Die Einwohnerzahl von Aquincum wird zu Beginn des 3. Jahrhunderts, als das wirtschaftliche Leben seinen Höhepunkt erreicht hatte, auf 50.000 Menschen geschätzt. Als Provinzhauptstadt war sie vom Beginn des 2. Jahrhunderts an bis zum Ende der Römischen Herrschaft ein Ort von großer Bedeutung und unterschied sich in zweierlei Hinsicht von anderen römischen Städten: Einmal besaß die Stadt auffallend viele öffentliche Thermen und Bäder. Zum anderen ergab sich aus der Lage der Stadt an der Reichsgrenze ein bedeutender Charakterzug: Das Leben war rege und die Einwohnerschaft ethnisch gemischt, was zu einer offenen Gesellschaft führte. In die Grenzstadt strömte auch mehr Geld als in das Innere der Provinz, denn der pannonische Limes schützte ja Italien und damit reiche norditalienische Städte. Für die Sicherheit der Grenzzonen bezahlte Rom einen höheren Sold.

Seit dem 3. Jahrhundert, mit Beginn der Völkerwanderung, wurden die Grenzen des römischen Imperiums immer öfter bedroht. Der Ansturm der Barbaren um die Wende vom 4. zum 5. Jahrhundert brachte Aquincum die Aufgabe der Grenzverteidigung bis zum Zusammenbruch des römischen Reiches ein. In den dreißiger Jahren des 5. Jahrhunderts war das Imperium nicht mehr imstande, die von allen Seiten gegen seine Grenzen anstürmenden Feinde aufzuhalten und verzichtete in einem mit König Attila geschlossenen Vertrag zugunsten der Hunnen auf Pannonien. Bis zum Tod ihres Königs Attila ließen sich die Hunnen in der Stadt Aquincum nieder. In den folgenden Jahrhunderten verlor das Gebiet an Bedeutung und geriet in Vergessenheit.

Die früheste Erwähnung römischer Spuren, wenn auch unbewusst, stammt aus dem 12. Jahrhundert von eben jenem unbekannten Chronisten, der die Funde des römischen Militär-Amphitheaters verewigte. Die lückenhaften Kenntnisse über längst vergangene Zeiten ließen die Bedeutung der Funde im Dunkeln. Die Wurzeln der ungarischen Geschichte wurden lange in der Hunnenzeit gesucht. Im 15. und 16. Jahrhundert wurden römische Funde meist unter falschem Namen beschrieben. Viel verdankt die Limesforschung deutschen und englischen Berichten aus dem 16. und 17. Jahrhundert, denn mancher Reisende fand es wert, die deutlichen Spuren der Vergangenheit in Notizen und Skizzen festzuhalten. Von besonderer Bedeutung sind die Arbeiten des Grafen A. L. Marsigli, der im 17. und 18. Jahrhundert als Ingenieur beauftragt wurde, die Militäranlagen zu vermessen.

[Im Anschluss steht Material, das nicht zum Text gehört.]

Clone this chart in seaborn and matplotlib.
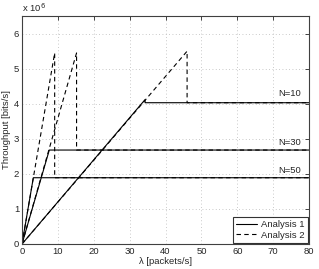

In der Renaissance fand das zunehmende Interesse an römischen Altertümern in Literatur, Geschichtsschreibung und Kartographie ihren Niederschlag. Weitere Fortschritte für die Limesforschung brachten militärische Landesforschungen im 18. Jahrhundert. Die ersten archäologischen Publikationen Ungarns entstanden Ende des 18. Jahrhunderts. 1777 kam der Fachgelehrte István Schönwiesner, der Vater der ungarischen Archäologie, nach Buda und schon ein Jahr später stellte er die neu gefundenen Thermen des Legionslagers in einer wissenschaftlichen Publikation vor. Viele Historiker und Archäologen machten sich um die Limesforschung verdient und trugen dazu bei, dass wir heute ein Bild der eigenen römischen Vergangenheit haben.

Das Aquincum Museum feiert in diesem Jahr das 1900-jährige Jubiläum der Wahl von Aquincum zur Provinzhauptstadt. Mit dem Feiern von antiken Festtagen wie dem Venusfest, Theaterabenden und Gladiatorenkämpfen, wird Aquincum einmal mehr zum Leben erweckt. Salve!